**What you have to do**: Quote every line of the data below as it stands, omitting pictures.
▬▬▬▬▬▬
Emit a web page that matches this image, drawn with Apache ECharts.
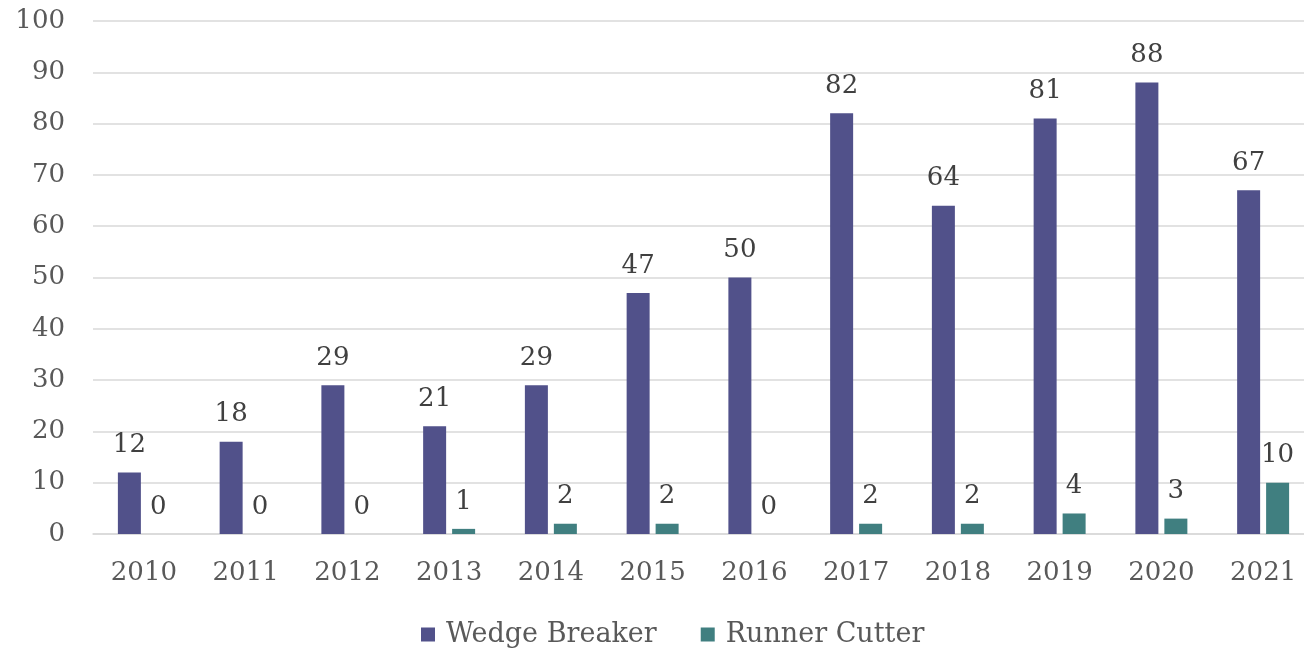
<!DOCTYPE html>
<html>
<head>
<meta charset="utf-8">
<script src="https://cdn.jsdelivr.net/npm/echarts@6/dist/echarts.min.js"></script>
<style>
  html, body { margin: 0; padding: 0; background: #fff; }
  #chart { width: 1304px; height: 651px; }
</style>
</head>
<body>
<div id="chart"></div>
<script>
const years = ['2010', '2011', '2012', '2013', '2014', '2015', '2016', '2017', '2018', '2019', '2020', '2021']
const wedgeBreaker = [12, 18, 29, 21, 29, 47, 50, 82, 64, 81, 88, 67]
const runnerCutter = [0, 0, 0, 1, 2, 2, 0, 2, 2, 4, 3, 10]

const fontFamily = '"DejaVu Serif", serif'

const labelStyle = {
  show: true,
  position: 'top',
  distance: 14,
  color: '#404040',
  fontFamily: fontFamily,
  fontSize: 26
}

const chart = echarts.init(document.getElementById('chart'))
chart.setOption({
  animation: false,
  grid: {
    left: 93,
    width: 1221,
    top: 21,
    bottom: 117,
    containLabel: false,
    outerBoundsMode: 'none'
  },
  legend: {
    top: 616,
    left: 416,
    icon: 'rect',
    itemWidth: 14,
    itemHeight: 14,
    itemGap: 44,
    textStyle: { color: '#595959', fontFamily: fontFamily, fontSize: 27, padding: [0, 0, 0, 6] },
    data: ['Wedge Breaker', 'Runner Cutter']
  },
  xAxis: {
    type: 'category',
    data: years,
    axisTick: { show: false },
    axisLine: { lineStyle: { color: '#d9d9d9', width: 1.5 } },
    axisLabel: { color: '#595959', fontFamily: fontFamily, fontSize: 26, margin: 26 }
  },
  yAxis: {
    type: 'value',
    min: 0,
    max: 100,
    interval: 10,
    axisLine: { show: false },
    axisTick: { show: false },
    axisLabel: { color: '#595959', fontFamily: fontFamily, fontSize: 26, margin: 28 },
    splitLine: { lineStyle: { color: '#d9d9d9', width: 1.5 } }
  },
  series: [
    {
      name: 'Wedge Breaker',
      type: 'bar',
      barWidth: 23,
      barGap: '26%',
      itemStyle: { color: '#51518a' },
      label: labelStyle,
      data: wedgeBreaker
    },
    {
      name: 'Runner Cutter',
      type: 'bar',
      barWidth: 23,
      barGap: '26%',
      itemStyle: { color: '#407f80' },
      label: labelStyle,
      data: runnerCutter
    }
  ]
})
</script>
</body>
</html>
▬▬▬▬▬▬
**Correct output**:
Emit a web page that matches this image, drawn with Apache ECharts.
<!DOCTYPE html>
<html>
<head>
<meta charset="utf-8">
<script src="https://cdn.jsdelivr.net/npm/echarts@6/dist/echarts.min.js"></script>
<style>
  html, body { margin: 0; padding: 0; background: #fff; }
  #chart { width: 1304px; height: 651px; }
</style>
</head>
<body>
<div id="chart"></div>
<script>
const years = ['2010', '2011', '2012', '2013', '2014', '2015', '2016', '2017', '2018', '2019', '2020', '2021']
const wedgeBreaker = [12, 18, 29, 21, 29, 47, 50, 82, 64, 81, 88, 67]
const runnerCutter = [0, 0, 0, 1, 2, 2, 0, 2, 2, 4, 3, 10]

const fontFamily = '"DejaVu Serif", serif'

const labelStyle = {
  show: true,
  position: 'top',
  distance: 14,
  color: '#404040',
  fontFamily: fontFamily,
  fontSize: 26
}

const chart = echarts.init(document.getElementById('chart'))
chart.setOption({
  animation: false,
  grid: {
    left: 93,
    width: 1221,
    top: 21,
    bottom: 117,
    containLabel: false,
    outerBoundsMode: 'none'
  },
  legend: {
    top: 616,
    left: 416,
    icon: 'rect',
    itemWidth: 14,
    itemHeight: 14,
    itemGap: 44,
    textStyle: { color: '#595959', fontFamily: fontFamily, fontSize: 27, padding: [0, 0, 0, 6] },
    data: ['Wedge Breaker', 'Runner Cutter']
  },
  xAxis: {
    type: 'category',
    data: years,
    axisTick: { show: false },
    axisLine: { lineStyle: { color: '#d9d9d9', width: 1.5 } },
    axisLabel: { color: '#595959', fontFamily: fontFamily, fontSize: 26, margin: 26 }
  },
  yAxis: {
    type: 'value',
    min: 0,
    max: 100,
    interval: 10,
    axisLine: { show: false },
    axisTick: { show: false },
    axisLabel: { color: '#595959', fontFamily: fontFamily, fontSize: 26, margin: 28 },
    splitLine: { lineStyle: { color: '#d9d9d9', width: 1.5 } }
  },
  series: [
    {
      name: 'Wedge Breaker',
      type: 'bar',
      barWidth: 23,
      barGap: '26%',
      itemStyle: { color: '#51518a' },
      label: labelStyle,
      data: wedgeBreaker
    },
    {
      name: 'Runner Cutter',
      type: 'bar',
      barWidth: 23,
      barGap: '26%',
      itemStyle: { color: '#407f80' },
      label: labelStyle,
      data: runnerCutter
    }
  ]
})
</script>
</body>
</html>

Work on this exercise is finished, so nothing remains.